Actually after the first failure, the bootloader seems to be in a loop starting itself back up over and over again. The 3 flashes keep happening at that point, so the 2nd upload always encounters the bootloader no matter when I start it. I did see some code in there that says something about temporarily reprogramming the reset vector to point to the bootloader, so perhaps it gets that far and no farther and it is just constantly hitting watchdog reset and calling bootloader over and over? Still have no idea why the first attempt fails though.

Hum. Try putting AVRdude into very verbose mode (avrdude -v -v -v -v ...) and look for the command which fails. It will also tell you if your fuses are set correctly (low=0xFF, high=0xDC, ext=0x05). You could also check that the memory is being unlocked properly before writing (lock=0x3f).

I tried ultra verbose mode, and it is still mysterious (to me anyway). The transcript of the session that failed followed by the one that worked is here:

http://home.comcast.net/~tomhorsley/hardware/arduino/files/transcript.txt

As near as I can tell the first run tells it to write the initial chunk and never gets back a response.

In the second run, everything looks identical to the first right through the first write which does get a response and then keeps going to a successful completion.

Very weird, but I guess I don't absolutely have to understand it. So far running avrdude twice in a row has always worked to do the upload, so I can upload over bluetooth now with no manual intervention.

I adjusted the boot size fuse bits for a 1K bootloader, is there something in lock bits or other fuse bits that needs tweaking?

Can you show your fuse/lock bytes? Just use avrdude in -v mode to read from it.

I suspect I don't understand something. Do I need it hooked up to the ISP to do this? If I just burn a sketch it tells me "safemode read" of all the fuse and lock bytes are zero.

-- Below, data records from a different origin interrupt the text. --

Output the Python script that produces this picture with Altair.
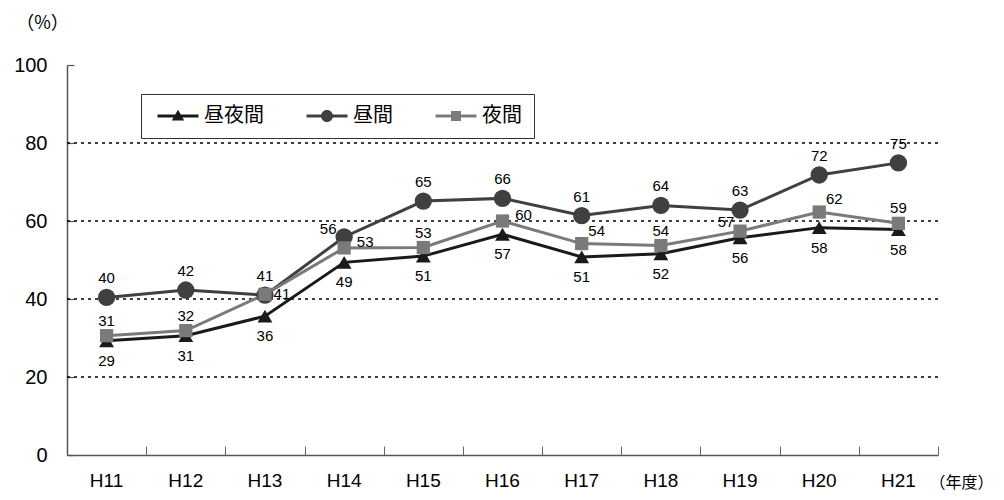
import altair as alt
import pandas as pd

years = ["H11", "H12", "H13", "H14", "H15", "H16", "H17", "H18", "H19", "H20", "H21"]
series_names = ["昼夜間", "昼間", "夜間"]
day_night = [29.3, 30.6, 35.6, 49.4, 51.0, 56.6, 50.8, 51.6, 55.7, 58.3, 57.8]
day = [40.4, 42.3, 41.0, 55.9, 65.1, 65.8, 61.4, 64.0, 62.8, 71.8, 74.9]
night = [30.6, 31.9, 41.2, 53.1, 53.2, 60.0, 54.2, 53.7, 57.4, 62.3, 59.4]
grid_values = [20, 40, 60, 80]
y_ticks = [0, 20, 40, 60, 80, 100]

colors = ["#1a1a1a", "#404040", "#7a7a7a"]
shapes = ["triangle-up", "circle", "square"]
sizes = [220, 300, 175]
legend_paths = [
    "M-2.05,-0.14H2.05V0.14H-2.05Z M0,-0.62L0.62,0.46H-0.62Z",
    "M-2.05,-0.14H2.05V0.14H-2.05Z M0.6,0A0.6,0.6 0 1,1 -0.6,0A0.6,0.6 0 1,1 0.6,0Z",
    "M-2.05,-0.14H2.05V0.14H-2.05Z M-0.5,-0.5H0.5V0.5H-0.5Z",
]

rows = []
for s, vals in zip(series_names, [day_night, day, night]):
    for yr, v in zip(years, vals):
        rows.append({"year": yr, "series": s, "value": v})
df = pd.DataFrame(rows)

W, H = 871, 390
NUM_FONT = "Liberation Sans"
CJK_FONT = "Noto Sans CJK JP"

x_scale = alt.Scale(type="band", domain=years, paddingInner=0, paddingOuter=0)
y_scale = alt.Scale(domain=[0, 100], nice=False)

x_main_axis = alt.Axis(
    orient="bottom", ticks=False, tickSize=0, domain=True, domainColor="#555555",
    domainWidth=1.5, grid=False, labelAngle=0, labelFont=NUM_FONT, labelFontSize=19,
    labelColor="black", labelPadding=16, labelBaseline="top",
    title="（年度）", titleFont=CJK_FONT, titleFontSize=16, titleFontWeight="normal",
    titleAngle=0, titleX=894, titleY=27, titleAlign="center", titleBaseline="middle",
    titleColor="black",
)
y_main_axis = alt.Axis(
    orient="left", values=y_ticks, ticks=False, tickSize=0, domain=True,
    domainColor="#555555", domainWidth=1.5, grid=False, labelFont=NUM_FONT,
    labelFontSize=20, labelColor="black", labelPadding=20,
    title="（%）", titleFont=CJK_FONT, titleFontSize=18, titleFontWeight="normal",
    titleAngle=0, titleX=-25, titleY=-42, titleAlign="center", titleBaseline="middle",
    titleColor="black",
)
x_tick_axis = alt.Axis(
    orient="top", offset=-H, labels=False, domain=False, ticks=True, tickSize=9,
    tickColor="#666666", tickWidth=1, tickBand="extent", grid=False, title=None,
)
y_tick_axis = alt.Axis(
    orient="right", offset=-W, labels=False, domain=False, ticks=True, tickSize=7,
    tickColor="#555555", tickWidth=1.2, values=y_ticks, grid=False, title=None,
)

base = alt.Chart(df)

# gridlines
grid = alt.Chart(pd.DataFrame({"g": grid_values})).mark_rule(
    color="black", strokeWidth=1.4, strokeDash=[3, 4]
).encode(y=alt.Y("g:Q", scale=y_scale, axis=None))

# axes carrier layers
axes_main = base.mark_line(opacity=0).encode(
    x=alt.X("year:N", scale=x_scale, axis=x_main_axis, bandPosition=0.5),
    y=alt.Y("value:Q", scale=y_scale, axis=y_main_axis),
    detail="series:N",
)
axes_ticks = base.mark_line(opacity=0).encode(
    x=alt.X("year:N", scale=x_scale, axis=x_tick_axis, bandPosition=0.5),
    y=alt.Y("value:Q", scale=y_scale, axis=y_tick_axis),
    detail="series:N",
)

layers = [grid, axes_main, axes_ticks]

X = alt.X("year:N", scale=x_scale, axis=None, bandPosition=0.5)
Y = alt.Y("value:Q", scale=y_scale, axis=None)

for s, c in zip(series_names, colors):
    layers.append(
        base.transform_filter(alt.datum.series == s)
        .mark_line(color=c, strokeWidth=3)
        .encode(x=X, y=Y)
    )
for s, c, sh, sz in zip(series_names, colors, shapes, sizes):
    layers.append(
        base.transform_filter(alt.datum.series == s)
        .mark_point(shape=sh, filled=True, size=sz, color=c, opacity=1)
        .encode(x=X, y=Y)
    )

# data labels: (series, years, dx, dy)
label_rules = [
    ("昼夜間", years, 0, 20),
    ("昼間", [y for y in years if y != "H14"], 0, -19),
    ("昼間", ["H14"], -16, -8),
    ("夜間", ["H11", "H12", "H15", "H18", "H21"], 0, -15),
    ("夜間", ["H13"], 17, 0),
    ("夜間", ["H14", "H16"], 21, -6),
    ("夜間", ["H17", "H20"], 15, -13),
    ("夜間", ["H19"], -14, -9),
]
for s, yl, dx, dy in label_rules:
    layers.append(
        base.transform_filter(alt.datum.series == s)
        .transform_filter(alt.FieldOneOfPredicate(field="year", oneOf=yl))
        .mark_text(dx=dx, dy=dy, font=NUM_FONT, fontSize=15, color="black",
                   align="center", baseline="middle")
        .encode(x=X, y=Y, text=alt.Text("value:Q", format=".0f"))
    )

# legend carrier (no visible marks)
legend_spec = alt.Legend(
    title="\u3000", titleOrient="left", titleFont=CJK_FONT, titleFontSize=10,
    titlePadding=15, labelExpr="datum.label + '\u2002'",
)
legend_layer = base.transform_filter("false").mark_point(filled=True, size=400, opacity=1).encode(
    color=alt.Color("series:N", scale=alt.Scale(domain=series_names, range=colors),
                    legend=legend_spec),
    shape=alt.Shape("series:N", scale=alt.Scale(domain=series_names, range=legend_paths),
                    legend=legend_spec),
)
layers.append(legend_layer)

chart = alt.layer(*layers).resolve_axis(x="independent", y="independent").properties(
    width=W, height=H,
    autosize=alt.AutoSizeParams(type="none"),
    padding={"left": 59, "top": 57, "right": 58, "bottom": 37},
    background="white",
).configure_view(stroke=None).configure_legend(
    orient="none", legendX=74, legendY=29, direction="horizontal",
    strokeColor="#333333", fillColor="white", padding=12, symbolSize=400,
    symbolStrokeWidth=0, labelFont=CJK_FONT, labelFontSize=20, labelColor="black",
    labelOffset=16, columnPadding=42,
)

chart.save("out.html", embed_options={"renderer": "svg", "actions": False})
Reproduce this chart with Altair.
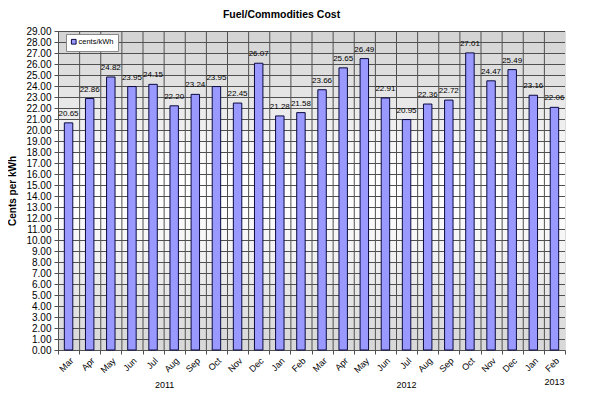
import altair as alt
import pandas as pd

months = ["Mar", "Apr", "May", "Jun", "Jul", "Aug", "Sep", "Oct", "Nov", "Dec",
          "Jan", "Feb", "Mar", "Apr", "May", "Jun", "Jul", "Aug", "Sep", "Oct",
          "Nov", "Dec", "Jan", "Feb"]
years = [2011] * 10 + [2012] * 12 + [2013] * 2
values = [20.65, 22.86, 24.82, 23.95, 24.15, 22.20, 23.24, 23.95, 22.45, 26.07,
          21.28, 21.58, 23.66, 25.65, 26.49, 22.91, 20.95, 22.36, 22.72, 27.01,
          24.47, 25.49, 23.16, 22.06]
series_name = "cents/kWh"
y_ticks = list(range(0, 30))

year_labels = ["2011", "2012", "2013"]
year_anchor_key = ["Aug 2011", "Jul 2012", "Feb 2013"]

keys = [f"{m} {y}" for m, y in zip(months, years)]
df = pd.DataFrame({"key": keys, "value": values, "series": series_name})
tick_df = pd.DataFrame({"t": y_ticks})
band_df = pd.DataFrame({"lo": y_ticks[:-1], "hi": y_ticks[1:]})
band_df["mid"] = (band_df["lo"] + band_df["hi"]) / 2
year_df = pd.DataFrame({"year": year_labels, "key": year_anchor_key})

FONT = "Liberation Sans"
GRID = "#505050"
W, H = 507, 319

y_scale = alt.Scale(domain=[0, 29], nice=False)
x_scale = alt.Scale(domain=keys, paddingInner=0, paddingOuter=0)

x_axis = alt.Axis(
    title=None,
    labelAngle=-45,
    labelExpr="split(datum.label, ' ')[0]",
    labelFont=FONT,
    labelFontSize=9,
    labelColor="#000000",
    tickBand="extent",
    grid=False,
    tickColor=GRID,
    tickSize=4,
    domainColor=GRID,
    labelPadding=2,
)
y_axis = alt.Axis(
    title="Cents per kWh",
    titleFont=FONT,
    titleFontSize=10,
    titleFontWeight="bold",
    titleColor="#000000",
    titlePadding=8,
    values=y_ticks,
    format=".2f",
    labelFont=FONT,
    labelFontSize=10,
    labelColor="#000000",
    labelOverlap=False,
    labelBound=False,
    grid=False,
    tickColor=GRID,
    tickSize=4,
    domainColor=GRID,
    labelPadding=3,
)

bg = alt.Chart(band_df).mark_rect(strokeWidth=0).encode(
    y=alt.Y("hi:Q", scale=y_scale, axis=y_axis),
    y2="lo:Q",
    fill=alt.Fill(
        "mid:Q",
        scale=alt.Scale(domain=[0, 13, 16, 29], range=["#d6d6d6", "#ffffff", "#ffffff", "#d2d2d2"]),
        legend=None,
    ),
)

hgrid = alt.Chart(tick_df).mark_rule(color=GRID, strokeWidth=1, yOffset=0.5).encode(
    y=alt.Y("t:Q", scale=y_scale, axis=y_axis)
)

vgrid = alt.Chart(df).mark_rule(color=GRID, strokeWidth=1, xOffset=0.5).encode(
    x=alt.X("key:N", sort=keys, scale=x_scale, bandPosition=0, axis=x_axis)
)

bars = alt.Chart(df).mark_bar(
    width=alt.RelativeBandSize(0.4),
    stroke="#0a0a40",
    strokeWidth=1,
).encode(
    x=alt.X("key:N", sort=keys, scale=x_scale, axis=x_axis),
    y=alt.Y("value:Q", scale=y_scale, axis=y_axis),
    color=alt.Color(
        "series:N",
        scale=alt.Scale(domain=[series_name], range=["#9999ff"]),
        legend=alt.Legend(
            title=None,
            orient="none",
            legendX=8,
            legendY=3,
            fillColor="#ffffff",
            strokeColor="#888888",
            padding=4,
            symbolType="square",
            symbolSize=22,
            symbolStrokeColor="#0a0a40",
            symbolStrokeWidth=1,
            labelFont=FONT,
            labelFontSize=7.5,
            labelColor="#000000",
            labelOffset=1,
        ),
    ),
)

labels = alt.Chart(df).mark_text(
    dy=-9, font=FONT, fontSize=8, color="#000000"
).encode(
    x=alt.X("key:N", sort=keys, scale=x_scale, axis=x_axis),
    y=alt.Y("value:Q", scale=y_scale, axis=y_axis),
    text=alt.Text("value:Q", format=".2f"),
)

year2011 = alt.Chart(year_df.iloc[[0]]).mark_text(
    font=FONT, fontSize=9, color="#000000", baseline="middle"
).encode(
    x=alt.X("key:N", sort=keys, scale=x_scale, bandPosition=0.05, axis=x_axis),
    y=alt.value(354),
    text="year:N",
)
year2012 = alt.Chart(year_df.iloc[[1]]).mark_text(
    font=FONT, fontSize=9, color="#000000", baseline="middle"
).encode(
    x=alt.X("key:N", sort=keys, scale=x_scale, bandPosition=0.5, axis=x_axis),
    y=alt.value(354),
    text="year:N",
)
year2013 = alt.Chart(year_df.iloc[[2]]).mark_text(
    font=FONT, fontSize=9, color="#000000", baseline="middle"
).encode(
    x=alt.X("key:N", sort=keys, scale=x_scale, bandPosition=0.5, axis=x_axis),
    y=alt.value(351),
    text="year:N",
)

chart = alt.layer(bg, hgrid, vgrid, bars, labels, year2011, year2012, year2013).properties(
    width=W,
    height=H,
    autosize=alt.AutoSizeParams(type="none"),
    padding={"left": 50, "top": 23, "right": 25, "bottom": 41},
    title=alt.TitleParams(
        "Fuel/Commodities Cost",
        font=FONT,
        fontSize=10.5,
        fontWeight="bold",
        color="#000000",
        dx=-30,
        offset=6,
        anchor="middle",
    ),
).configure_view(
    stroke="#888888",
    strokeWidth=1,
).configure(background="#ffffff")

chart.save("out.html", embed_options={"renderer": "svg", "actions": False})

Here's part of the board definition I used when I burned the new bootloader:

aardremote.bootloader.low_fuses=0xff
aardremote.bootloader.high_fuses=0xdc
aardremote.bootloader.extended_fuses=0x05
aardremote.bootloader.unlock_bits=0x3F
aardremote.bootloader.lock_bits=0x0F
aardremote.build.mcu=atmega328p

What's your programmer again? With USBtinyISP I see this:

$ avrdude -c usbtiny -p m328p -v

avrdude: Version 5.8cvs, compiled on Jan 15 2010 at 17:27:01
         Copyright (c) 2000-2005 Brian Dean, http://www.bdmicro.com/
         Copyright (c) 2007-2009 Joerg Wunsch

...

Reading | ################################################## | 100% 0.01s

avrdude: Device signature = 0x1e950f
avrdude: safemode: lfuse reads as FF
avrdude: safemode: hfuse reads as D6
avrdude: safemode: efuse reads as 5

avrdude: safemode: lfuse reads as FF
avrdude: safemode: hfuse reads as D6
avrdude: safemode: efuse reads as 5
avrdude: safemode: Fuses OK

avrdude done.  Thank you.

I think the ArduinoISP one might not read the fuse bytes, so you don't know for sure what they are. And perhaps you can't change them.